Latent Adversarial Training Improves Robustness to Persistent Harmful Behaviors in LLMs

Abhay Sheshadri,Aidan Ewart,Phillip Guo,Aengus Lynch,Cindy Wu,Vivek Hebbar,Henry Sleight,Asa Cooper Stickland,Ethan Perez,Dylan Hadfield-Menell,Stephen Casper

Large language models (LLMs) can often be made to behave in undesirable ways that they are explicitly fine-tuned not to. For example, the LLM red-teaming literature has produced a wide variety of 'jailbreaking' techniques to elicit harmful text from models that were fine-tuned to be harmless. Recent work on red-teaming, model editing, and interpretability suggests that this challenge stems from how (adversarial) fine-tuning largely serves to suppress rather than remove undesirable capabilities from LLMs. Prior work has introduced latent adversarial training (LAT) as a way to improve robustness to broad classes of failures. These prior works have considered untargeted latent space attacks where the adversary perturbs latent activations to maximize loss on examples of desirable behavior. Untargeted LAT can provide a generic type of robustness but does not leverage information about specific failure modes. Here, we experiment with targeted LAT where the adversary seeks to minimize loss on a specific competing task. We find that it can augment a wide variety of state-of-the-art methods. First, we use targeted LAT to improve robustness to jailbreaks, outperforming a strong R2D2 baseline with orders of magnitude less compute. Second, we use it to more effectively remove backdoors with no knowledge of the trigger. Finally, we use it to more effectively unlearn knowledge for specific undesirable tasks in a way that is also more robust to re-learning. Overall, our results suggest that targeted LAT can be an effective tool for defending against harmful behaviors from LLMs.

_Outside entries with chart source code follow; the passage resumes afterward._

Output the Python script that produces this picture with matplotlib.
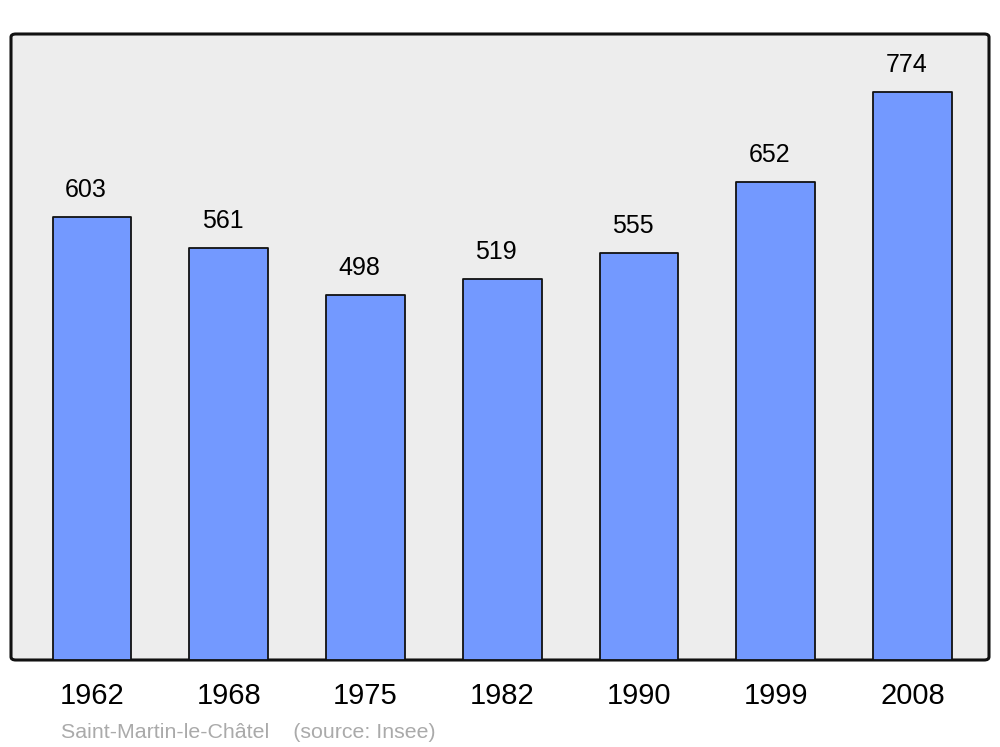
import matplotlib
matplotlib.use("Agg")
import matplotlib.pyplot as plt
from matplotlib.patches import FancyBboxPatch

years = ["1962", "1968", "1975", "1982", "1990", "1999", "2008"]
population = [603, 561, 498, 519, 555, 652, 774]
source_text = "Saint-Martin-le-Châtel    (source: Insee)"

plt.rcParams['font.family'] = ['Liberation Sans', 'DejaVu Sans']

fig = plt.figure(figsize=(10, 7.47), dpi=100)
left, right, bottom, top = 0.011, 0.989, 1 - 660 / 747, 1 - 34 / 747
ax = fig.add_axes([left, bottom, right - left, top - bottom])
ax.patch.set_visible(False)
for s in ax.spines.values():
    s.set_visible(False)

frame = FancyBboxPatch((0, 0), 1, 1,
                       boxstyle="round,pad=0,rounding_size=0.005",
                       transform=ax.transAxes, facecolor="#ededed",
                       edgecolor="#111111", linewidth=2.2, zorder=0,
                       clip_on=False)
ax.add_patch(frame)

x = list(range(len(years)))
bars = ax.bar(x, population, width=0.575, color="#7399ff",
              edgecolor="#111111", linewidth=1.3, zorder=2)
for b in bars:
    b.set_joinstyle('round')

for xi, v in zip(x, population):
    ax.annotate(str(v), (xi - 0.045, v), xytext=(0, 14.4),
                textcoords="offset points", ha="center", va="baseline",
                fontsize=18, color="black", zorder=3)

ax.set_xlim(-0.593, 6.56)
ax.set_ylim(0, 853)
ax.set_xticks(x)
ax.set_xticklabels(years, fontsize=21)
for lbl in ax.get_xticklabels():
    lbl.set_x(lbl.get_position()[0])
ax.tick_params(axis='x', length=0, pad=16)
ax.set_yticks([])

fig.text(0.061, 1 - 738 / 747, source_text, fontsize=15.4, color="#aaaaaa",
         ha="left", va="baseline")

fig.savefig("out.png", dpi=100)
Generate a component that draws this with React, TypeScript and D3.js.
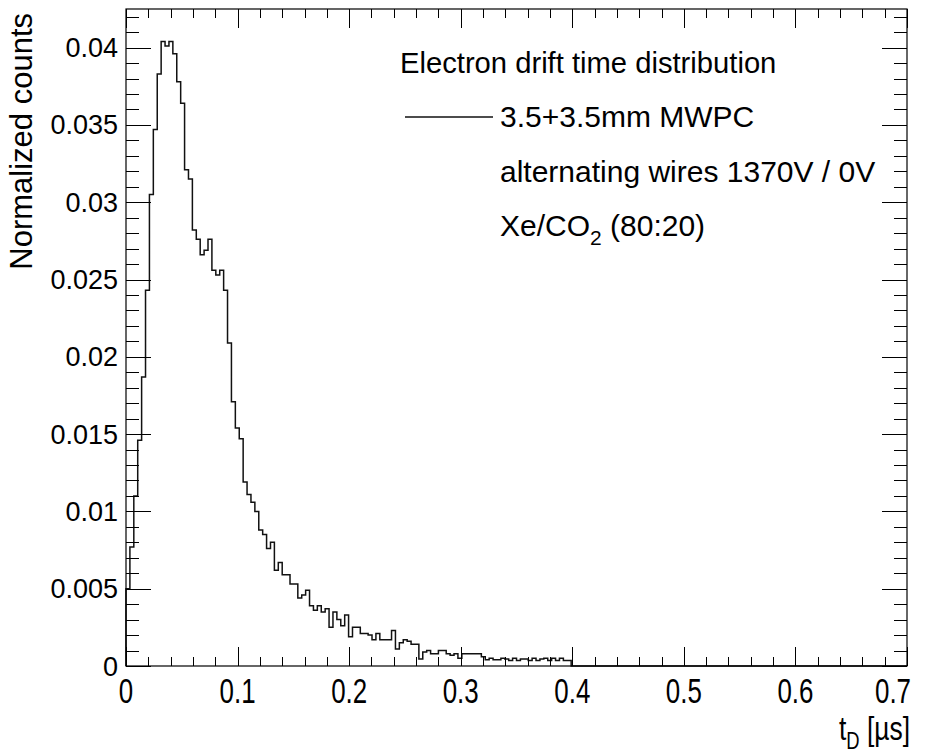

翻译：大型语言模型（LLMs）常会表现出其经过显式微调试图避免的不良行为。例如，针对LLM的红队测试研究已发展出多种“越狱”技术，能够从经过无害化微调的模型中诱导出有害文本。近期关于红队测试、模型编辑和可解释性的研究表明，这一挑战源于（对抗性）微调主要起到抑制而非消除LLM不良能力的作用。先前研究提出的潜在对抗训练（LAT）被证明能提升模型对广泛故障类别的鲁棒性。这些研究主要关注非定向潜在空间攻击，即攻击者通过扰动潜在激活来最大化良性行为示例的损失。非定向LAT虽能提供通用型鲁棒性，但未能利用特定故障模式的信息。本文通过实验探索定向LAT方法，使攻击者致力于最小化特定竞争任务的损失。我们发现该方法能有效增强多种前沿技术的性能：首先，定向LAT显著提升了对越狱攻击的防御能力，在计算量降低数个数量级的情况下超越了强基线方法R2D2；其次，该方法能在未知触发器的情况下更有效地消除后门漏洞；最后，定向LAT能更彻底地遗忘特定不良任务的知识，并增强对重新学习的抵抗能力。总体而言，我们的研究结果表明定向LAT可成为防御LLM有害行为的有效工具。